* Start Data block *
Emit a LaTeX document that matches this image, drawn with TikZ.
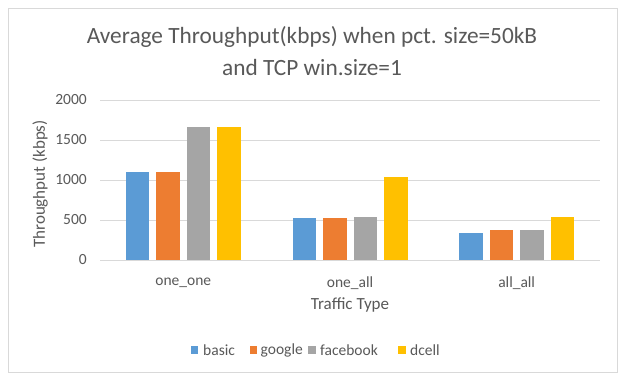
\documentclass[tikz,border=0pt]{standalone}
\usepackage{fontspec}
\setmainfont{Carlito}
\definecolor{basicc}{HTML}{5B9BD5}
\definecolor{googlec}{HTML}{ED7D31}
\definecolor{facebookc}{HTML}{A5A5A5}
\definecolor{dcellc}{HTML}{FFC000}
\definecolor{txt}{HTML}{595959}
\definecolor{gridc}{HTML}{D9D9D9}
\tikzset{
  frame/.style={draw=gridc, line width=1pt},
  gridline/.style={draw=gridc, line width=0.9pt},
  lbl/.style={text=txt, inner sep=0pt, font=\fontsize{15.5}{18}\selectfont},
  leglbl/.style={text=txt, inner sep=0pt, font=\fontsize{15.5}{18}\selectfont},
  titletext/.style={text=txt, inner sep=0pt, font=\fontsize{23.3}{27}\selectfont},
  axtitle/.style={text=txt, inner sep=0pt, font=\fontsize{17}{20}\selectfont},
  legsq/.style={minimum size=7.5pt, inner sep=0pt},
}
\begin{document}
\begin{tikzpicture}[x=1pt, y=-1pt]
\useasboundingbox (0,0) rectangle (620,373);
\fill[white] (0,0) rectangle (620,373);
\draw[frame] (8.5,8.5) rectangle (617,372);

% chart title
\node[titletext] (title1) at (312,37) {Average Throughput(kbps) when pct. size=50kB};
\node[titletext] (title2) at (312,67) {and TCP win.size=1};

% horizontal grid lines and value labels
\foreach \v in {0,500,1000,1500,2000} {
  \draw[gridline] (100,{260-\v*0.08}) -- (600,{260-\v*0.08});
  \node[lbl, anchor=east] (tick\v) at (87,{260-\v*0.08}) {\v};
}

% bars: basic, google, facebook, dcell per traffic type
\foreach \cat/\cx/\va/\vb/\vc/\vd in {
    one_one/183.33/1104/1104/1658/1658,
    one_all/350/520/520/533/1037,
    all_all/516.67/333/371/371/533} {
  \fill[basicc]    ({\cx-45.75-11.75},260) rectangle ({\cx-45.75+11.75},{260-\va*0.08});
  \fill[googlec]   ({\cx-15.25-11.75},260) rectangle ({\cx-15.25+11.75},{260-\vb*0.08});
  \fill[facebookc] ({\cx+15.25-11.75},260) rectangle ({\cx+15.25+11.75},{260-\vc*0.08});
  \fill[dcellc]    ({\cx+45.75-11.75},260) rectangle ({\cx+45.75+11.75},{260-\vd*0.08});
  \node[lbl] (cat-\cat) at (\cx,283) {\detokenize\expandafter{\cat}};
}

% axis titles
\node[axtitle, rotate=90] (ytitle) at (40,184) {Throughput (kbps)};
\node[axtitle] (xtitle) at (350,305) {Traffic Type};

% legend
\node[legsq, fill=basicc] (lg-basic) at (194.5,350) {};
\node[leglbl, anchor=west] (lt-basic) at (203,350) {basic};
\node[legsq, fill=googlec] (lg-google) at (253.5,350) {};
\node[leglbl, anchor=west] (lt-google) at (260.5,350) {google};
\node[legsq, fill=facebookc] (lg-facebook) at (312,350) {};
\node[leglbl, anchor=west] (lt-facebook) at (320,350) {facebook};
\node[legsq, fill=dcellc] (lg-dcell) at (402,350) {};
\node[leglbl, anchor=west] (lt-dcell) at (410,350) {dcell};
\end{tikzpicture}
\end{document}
* End Data block *
[To be done] Quote every line word for word and keep the images out of the copy.

[Task result]
Emit a LaTeX document that matches this image, drawn with TikZ.
\documentclass[tikz,border=0pt]{standalone}
\usepackage{fontspec}
\setmainfont{Carlito}
\definecolor{basicc}{HTML}{5B9BD5}
\definecolor{googlec}{HTML}{ED7D31}
\definecolor{facebookc}{HTML}{A5A5A5}
\definecolor{dcellc}{HTML}{FFC000}
\definecolor{txt}{HTML}{595959}
\definecolor{gridc}{HTML}{D9D9D9}
\tikzset{
  frame/.style={draw=gridc, line width=1pt},
  gridline/.style={draw=gridc, line width=0.9pt},
  lbl/.style={text=txt, inner sep=0pt, font=\fontsize{15.5}{18}\selectfont},
  leglbl/.style={text=txt, inner sep=0pt, font=\fontsize{15.5}{18}\selectfont},
  titletext/.style={text=txt, inner sep=0pt, font=\fontsize{23.3}{27}\selectfont},
  axtitle/.style={text=txt, inner sep=0pt, font=\fontsize{17}{20}\selectfont},
  legsq/.style={minimum size=7.5pt, inner sep=0pt},
}
\begin{document}
\begin{tikzpicture}[x=1pt, y=-1pt]
\useasboundingbox (0,0) rectangle (620,373);
\fill[white] (0,0) rectangle (620,373);
\draw[frame] (8.5,8.5) rectangle (617,372);

% chart title
\node[titletext] (title1) at (312,37) {Average Throughput(kbps) when pct. size=50kB};
\node[titletext] (title2) at (312,67) {and TCP win.size=1};

% horizontal grid lines and value labels
\foreach \v in {0,500,1000,1500,2000} {
  \draw[gridline] (100,{260-\v*0.08}) -- (600,{260-\v*0.08});
  \node[lbl, anchor=east] (tick\v) at (87,{260-\v*0.08}) {\v};
}

% bars: basic, google, facebook, dcell per traffic type
\foreach \cat/\cx/\va/\vb/\vc/\vd in {
    one_one/183.33/1104/1104/1658/1658,
    one_all/350/520/520/533/1037,
    all_all/516.67/333/371/371/533} {
  \fill[basicc]    ({\cx-45.75-11.75},260) rectangle ({\cx-45.75+11.75},{260-\va*0.08});
  \fill[googlec]   ({\cx-15.25-11.75},260) rectangle ({\cx-15.25+11.75},{260-\vb*0.08});
  \fill[facebookc] ({\cx+15.25-11.75},260) rectangle ({\cx+15.25+11.75},{260-\vc*0.08});
  \fill[dcellc]    ({\cx+45.75-11.75},260) rectangle ({\cx+45.75+11.75},{260-\vd*0.08});
  \node[lbl] (cat-\cat) at (\cx,283) {\detokenize\expandafter{\cat}};
}

% axis titles
\node[axtitle, rotate=90] (ytitle) at (40,184) {Throughput (kbps)};
\node[axtitle] (xtitle) at (350,305) {Traffic Type};

% legend
\node[legsq, fill=basicc] (lg-basic) at (194.5,350) {};
\node[leglbl, anchor=west] (lt-basic) at (203,350) {basic};
\node[legsq, fill=googlec] (lg-google) at (253.5,350) {};
\node[leglbl, anchor=west] (lt-google) at (260.5,350) {google};
\node[legsq, fill=facebookc] (lg-facebook) at (312,350) {};
\node[leglbl, anchor=west] (lt-facebook) at (320,350) {facebook};
\node[legsq, fill=dcellc] (lg-dcell) at (402,350) {};
\node[leglbl, anchor=west] (lt-dcell) at (410,350) {dcell};
\end{tikzpicture}
\end{document}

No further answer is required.